Search the data for the string "Output" and extract every line where it appears.

:: RECORD LIST ::

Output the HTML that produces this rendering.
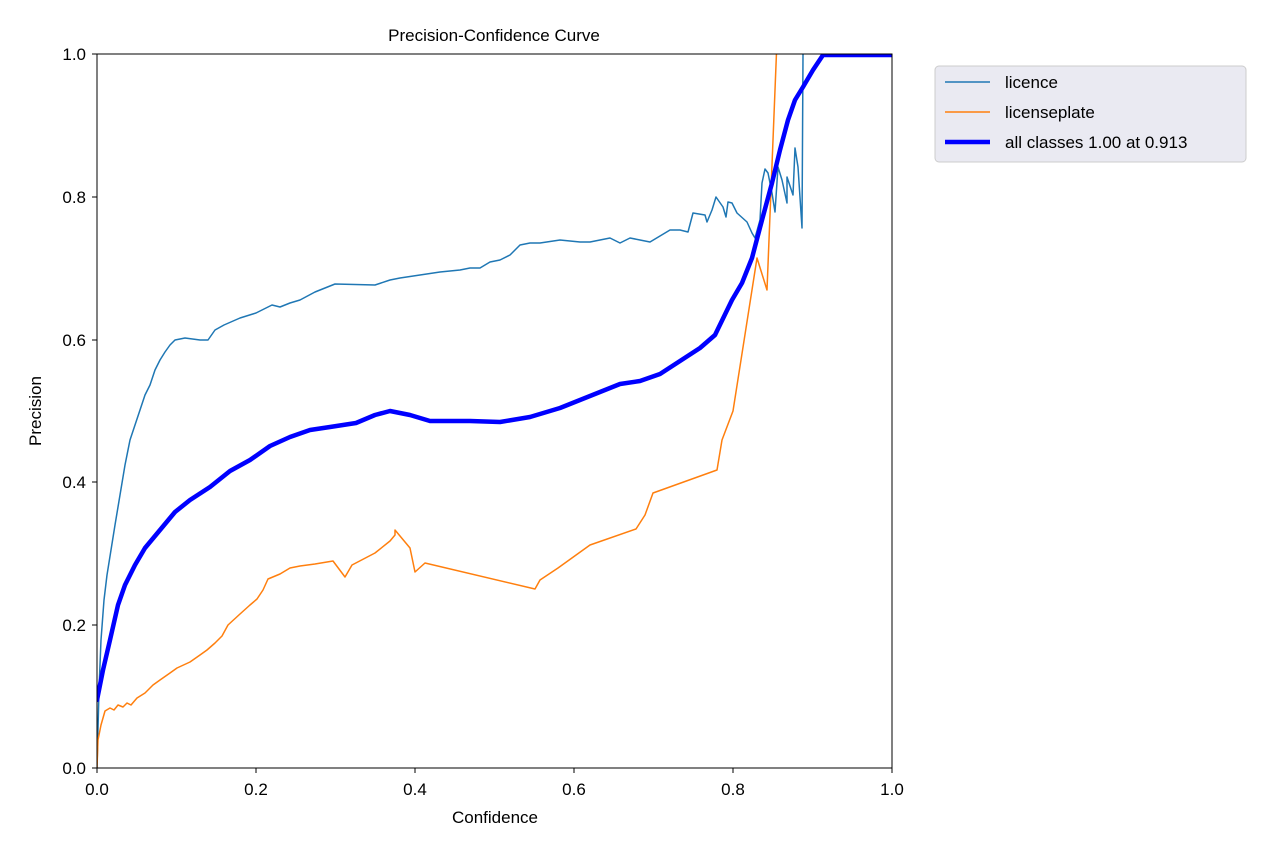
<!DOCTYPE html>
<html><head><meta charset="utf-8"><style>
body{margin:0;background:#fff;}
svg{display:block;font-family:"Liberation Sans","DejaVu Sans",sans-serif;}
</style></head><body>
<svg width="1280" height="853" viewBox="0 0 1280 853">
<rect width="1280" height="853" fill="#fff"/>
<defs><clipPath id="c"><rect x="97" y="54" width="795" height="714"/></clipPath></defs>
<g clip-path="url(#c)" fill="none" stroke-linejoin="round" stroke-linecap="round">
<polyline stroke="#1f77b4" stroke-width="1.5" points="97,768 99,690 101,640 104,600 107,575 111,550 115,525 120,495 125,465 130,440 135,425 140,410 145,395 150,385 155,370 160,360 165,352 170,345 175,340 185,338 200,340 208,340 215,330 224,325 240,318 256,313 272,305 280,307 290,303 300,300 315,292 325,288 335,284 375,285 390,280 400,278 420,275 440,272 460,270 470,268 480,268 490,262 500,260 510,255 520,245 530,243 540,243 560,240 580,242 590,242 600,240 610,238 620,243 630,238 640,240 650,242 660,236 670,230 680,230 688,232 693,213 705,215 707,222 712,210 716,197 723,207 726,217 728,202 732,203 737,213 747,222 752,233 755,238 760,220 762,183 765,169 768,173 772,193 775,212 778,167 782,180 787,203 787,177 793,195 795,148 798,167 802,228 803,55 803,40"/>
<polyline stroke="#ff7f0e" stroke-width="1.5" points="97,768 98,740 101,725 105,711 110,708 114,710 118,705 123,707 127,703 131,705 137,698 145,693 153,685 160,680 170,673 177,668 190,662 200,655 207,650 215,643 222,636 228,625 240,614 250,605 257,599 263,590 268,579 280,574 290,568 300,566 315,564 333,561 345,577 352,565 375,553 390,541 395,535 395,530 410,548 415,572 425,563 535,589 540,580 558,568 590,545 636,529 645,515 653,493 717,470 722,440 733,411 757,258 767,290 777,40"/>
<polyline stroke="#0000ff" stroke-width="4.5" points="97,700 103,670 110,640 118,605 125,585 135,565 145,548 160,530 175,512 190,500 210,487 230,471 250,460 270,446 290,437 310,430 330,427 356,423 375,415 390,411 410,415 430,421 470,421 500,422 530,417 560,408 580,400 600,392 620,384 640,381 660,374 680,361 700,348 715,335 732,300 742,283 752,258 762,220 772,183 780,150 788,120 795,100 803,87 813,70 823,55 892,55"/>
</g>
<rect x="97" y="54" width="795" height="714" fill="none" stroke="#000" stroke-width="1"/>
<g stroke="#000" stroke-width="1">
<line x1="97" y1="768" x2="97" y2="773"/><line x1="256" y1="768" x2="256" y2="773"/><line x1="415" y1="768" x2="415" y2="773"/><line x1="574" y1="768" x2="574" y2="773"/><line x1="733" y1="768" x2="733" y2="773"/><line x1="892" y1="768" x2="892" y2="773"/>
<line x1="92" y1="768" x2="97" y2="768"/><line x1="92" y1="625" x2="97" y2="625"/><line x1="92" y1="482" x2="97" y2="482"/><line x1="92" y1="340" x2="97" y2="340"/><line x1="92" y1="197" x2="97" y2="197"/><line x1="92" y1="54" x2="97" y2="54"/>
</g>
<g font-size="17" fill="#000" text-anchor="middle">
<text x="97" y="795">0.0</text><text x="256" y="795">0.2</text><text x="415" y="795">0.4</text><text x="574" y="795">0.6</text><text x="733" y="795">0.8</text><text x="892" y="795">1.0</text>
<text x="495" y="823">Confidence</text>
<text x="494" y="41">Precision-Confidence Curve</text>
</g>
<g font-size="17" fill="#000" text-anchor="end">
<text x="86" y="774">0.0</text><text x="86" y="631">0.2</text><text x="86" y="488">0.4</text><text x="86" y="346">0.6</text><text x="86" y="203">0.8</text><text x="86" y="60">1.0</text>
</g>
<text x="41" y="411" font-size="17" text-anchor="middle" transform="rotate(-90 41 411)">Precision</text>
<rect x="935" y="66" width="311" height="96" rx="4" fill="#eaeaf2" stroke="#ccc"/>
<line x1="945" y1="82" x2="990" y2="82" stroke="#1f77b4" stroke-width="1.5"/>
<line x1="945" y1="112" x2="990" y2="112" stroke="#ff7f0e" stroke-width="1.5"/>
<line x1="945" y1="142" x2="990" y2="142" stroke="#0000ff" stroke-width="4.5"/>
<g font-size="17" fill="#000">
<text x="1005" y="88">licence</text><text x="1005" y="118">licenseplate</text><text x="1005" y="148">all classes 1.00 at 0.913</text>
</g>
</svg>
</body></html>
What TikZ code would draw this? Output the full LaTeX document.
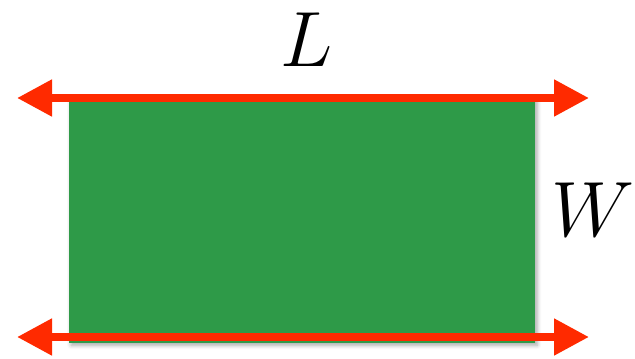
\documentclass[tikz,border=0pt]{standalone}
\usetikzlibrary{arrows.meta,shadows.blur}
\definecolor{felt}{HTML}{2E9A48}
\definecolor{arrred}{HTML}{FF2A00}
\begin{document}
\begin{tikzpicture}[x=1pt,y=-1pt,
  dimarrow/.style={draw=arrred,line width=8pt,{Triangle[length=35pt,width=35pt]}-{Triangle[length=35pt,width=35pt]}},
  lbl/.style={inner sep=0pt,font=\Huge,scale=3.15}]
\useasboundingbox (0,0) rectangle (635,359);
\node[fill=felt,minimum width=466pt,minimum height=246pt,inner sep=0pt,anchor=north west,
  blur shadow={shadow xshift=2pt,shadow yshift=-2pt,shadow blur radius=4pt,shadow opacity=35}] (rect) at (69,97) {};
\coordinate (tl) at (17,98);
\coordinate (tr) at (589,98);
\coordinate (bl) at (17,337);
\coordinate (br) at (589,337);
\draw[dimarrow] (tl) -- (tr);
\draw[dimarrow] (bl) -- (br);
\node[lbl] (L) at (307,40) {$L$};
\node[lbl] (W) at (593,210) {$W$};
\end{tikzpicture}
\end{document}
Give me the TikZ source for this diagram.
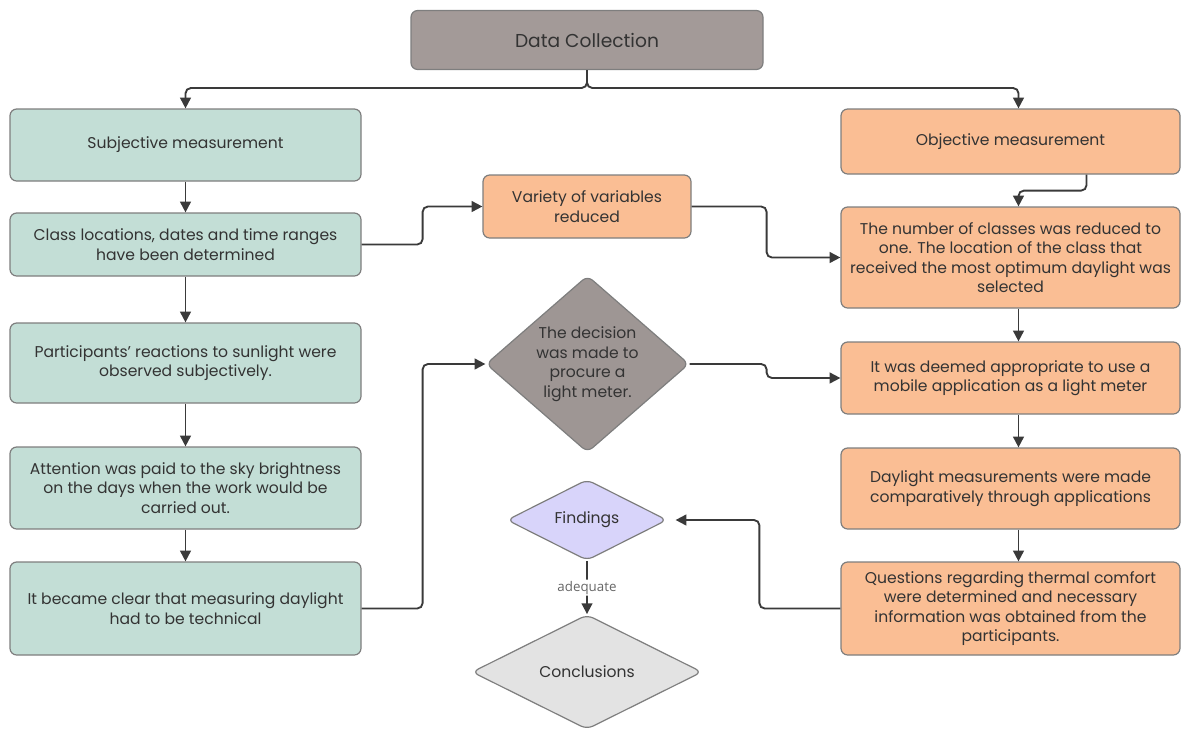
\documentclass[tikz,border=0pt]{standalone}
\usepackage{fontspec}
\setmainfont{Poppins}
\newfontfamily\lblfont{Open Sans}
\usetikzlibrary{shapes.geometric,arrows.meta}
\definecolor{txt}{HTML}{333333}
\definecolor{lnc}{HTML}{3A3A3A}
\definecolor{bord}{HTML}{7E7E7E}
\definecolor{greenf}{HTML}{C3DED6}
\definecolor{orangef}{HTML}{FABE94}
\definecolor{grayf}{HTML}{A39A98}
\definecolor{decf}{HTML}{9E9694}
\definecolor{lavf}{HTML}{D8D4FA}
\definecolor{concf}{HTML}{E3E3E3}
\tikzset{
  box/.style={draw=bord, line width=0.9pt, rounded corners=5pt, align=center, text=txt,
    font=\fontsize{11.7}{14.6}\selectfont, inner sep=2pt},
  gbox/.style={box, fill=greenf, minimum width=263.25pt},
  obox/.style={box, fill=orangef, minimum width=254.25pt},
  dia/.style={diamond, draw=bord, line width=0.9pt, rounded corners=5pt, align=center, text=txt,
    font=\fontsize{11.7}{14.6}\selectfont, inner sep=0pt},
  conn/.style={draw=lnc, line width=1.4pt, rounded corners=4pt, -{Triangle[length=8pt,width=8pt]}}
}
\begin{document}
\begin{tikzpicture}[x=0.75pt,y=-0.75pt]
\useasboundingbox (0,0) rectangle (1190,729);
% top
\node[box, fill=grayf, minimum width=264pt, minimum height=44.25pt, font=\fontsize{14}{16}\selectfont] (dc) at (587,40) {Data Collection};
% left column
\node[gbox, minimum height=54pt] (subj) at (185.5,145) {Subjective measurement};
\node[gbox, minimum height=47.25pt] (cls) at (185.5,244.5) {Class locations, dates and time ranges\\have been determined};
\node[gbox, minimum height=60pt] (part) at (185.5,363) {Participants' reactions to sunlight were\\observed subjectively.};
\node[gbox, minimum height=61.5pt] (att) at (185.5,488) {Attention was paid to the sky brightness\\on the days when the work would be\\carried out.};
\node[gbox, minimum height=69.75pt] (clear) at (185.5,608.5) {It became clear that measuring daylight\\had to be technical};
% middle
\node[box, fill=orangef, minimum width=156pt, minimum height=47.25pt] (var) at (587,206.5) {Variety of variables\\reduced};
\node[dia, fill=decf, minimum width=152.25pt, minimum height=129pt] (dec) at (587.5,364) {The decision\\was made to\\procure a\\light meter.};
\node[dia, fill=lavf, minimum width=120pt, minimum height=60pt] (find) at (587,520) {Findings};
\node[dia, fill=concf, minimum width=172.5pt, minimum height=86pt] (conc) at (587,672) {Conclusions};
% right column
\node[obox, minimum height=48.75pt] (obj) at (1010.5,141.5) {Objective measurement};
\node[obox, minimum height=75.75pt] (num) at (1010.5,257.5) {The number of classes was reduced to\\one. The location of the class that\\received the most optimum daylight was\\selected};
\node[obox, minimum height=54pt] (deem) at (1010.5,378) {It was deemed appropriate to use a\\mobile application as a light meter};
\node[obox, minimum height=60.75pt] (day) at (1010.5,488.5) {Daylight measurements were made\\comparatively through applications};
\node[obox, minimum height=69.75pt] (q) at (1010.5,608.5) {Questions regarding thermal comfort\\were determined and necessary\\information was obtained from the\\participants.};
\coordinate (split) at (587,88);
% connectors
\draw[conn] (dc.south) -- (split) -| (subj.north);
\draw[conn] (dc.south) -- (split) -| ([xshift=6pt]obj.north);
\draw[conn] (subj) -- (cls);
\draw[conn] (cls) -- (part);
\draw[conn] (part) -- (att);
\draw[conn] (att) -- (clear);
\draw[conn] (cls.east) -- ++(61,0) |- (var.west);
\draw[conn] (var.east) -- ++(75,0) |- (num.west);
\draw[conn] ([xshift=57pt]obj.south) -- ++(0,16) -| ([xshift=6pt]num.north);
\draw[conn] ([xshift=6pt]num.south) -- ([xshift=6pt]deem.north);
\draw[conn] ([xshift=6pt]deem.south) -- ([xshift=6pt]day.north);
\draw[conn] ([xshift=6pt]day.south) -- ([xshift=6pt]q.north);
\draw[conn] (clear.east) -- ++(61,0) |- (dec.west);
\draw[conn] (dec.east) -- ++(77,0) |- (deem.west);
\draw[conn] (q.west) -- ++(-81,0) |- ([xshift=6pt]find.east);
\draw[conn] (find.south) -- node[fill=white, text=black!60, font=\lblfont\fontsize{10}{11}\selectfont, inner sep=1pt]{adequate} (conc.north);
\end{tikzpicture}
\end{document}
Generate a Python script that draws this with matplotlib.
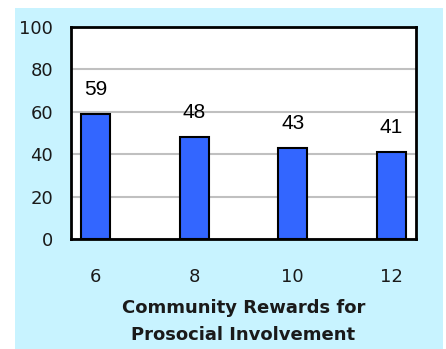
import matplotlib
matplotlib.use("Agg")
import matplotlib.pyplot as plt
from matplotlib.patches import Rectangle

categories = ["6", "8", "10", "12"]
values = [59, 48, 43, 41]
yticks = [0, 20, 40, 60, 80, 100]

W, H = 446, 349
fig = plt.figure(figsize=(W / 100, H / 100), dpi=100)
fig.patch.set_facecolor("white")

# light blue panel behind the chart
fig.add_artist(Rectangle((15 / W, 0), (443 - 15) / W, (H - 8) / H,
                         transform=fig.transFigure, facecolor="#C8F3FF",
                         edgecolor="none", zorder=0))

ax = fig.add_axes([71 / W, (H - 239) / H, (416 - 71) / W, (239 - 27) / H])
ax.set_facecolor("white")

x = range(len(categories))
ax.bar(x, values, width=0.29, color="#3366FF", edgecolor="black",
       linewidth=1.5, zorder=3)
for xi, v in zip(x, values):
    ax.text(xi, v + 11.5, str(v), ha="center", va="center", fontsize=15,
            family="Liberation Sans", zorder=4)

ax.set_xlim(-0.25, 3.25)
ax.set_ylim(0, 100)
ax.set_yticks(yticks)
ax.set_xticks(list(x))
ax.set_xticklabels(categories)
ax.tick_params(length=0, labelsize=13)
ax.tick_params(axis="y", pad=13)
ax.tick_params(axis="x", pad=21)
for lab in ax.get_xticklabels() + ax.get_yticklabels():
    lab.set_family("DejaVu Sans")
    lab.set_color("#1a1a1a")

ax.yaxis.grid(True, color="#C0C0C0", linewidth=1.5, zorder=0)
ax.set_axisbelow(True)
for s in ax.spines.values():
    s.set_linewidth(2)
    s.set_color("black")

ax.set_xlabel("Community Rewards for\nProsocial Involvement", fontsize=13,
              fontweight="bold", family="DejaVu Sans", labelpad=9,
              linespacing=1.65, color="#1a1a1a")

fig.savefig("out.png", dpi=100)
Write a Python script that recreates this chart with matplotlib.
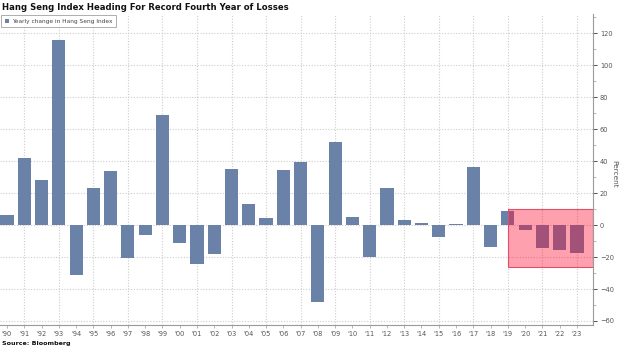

:::

▶ [SOLVED EXERCISE]
Output the HTML that produces this rendering.
What TikZ code would draw this? Output the full LaTeX document.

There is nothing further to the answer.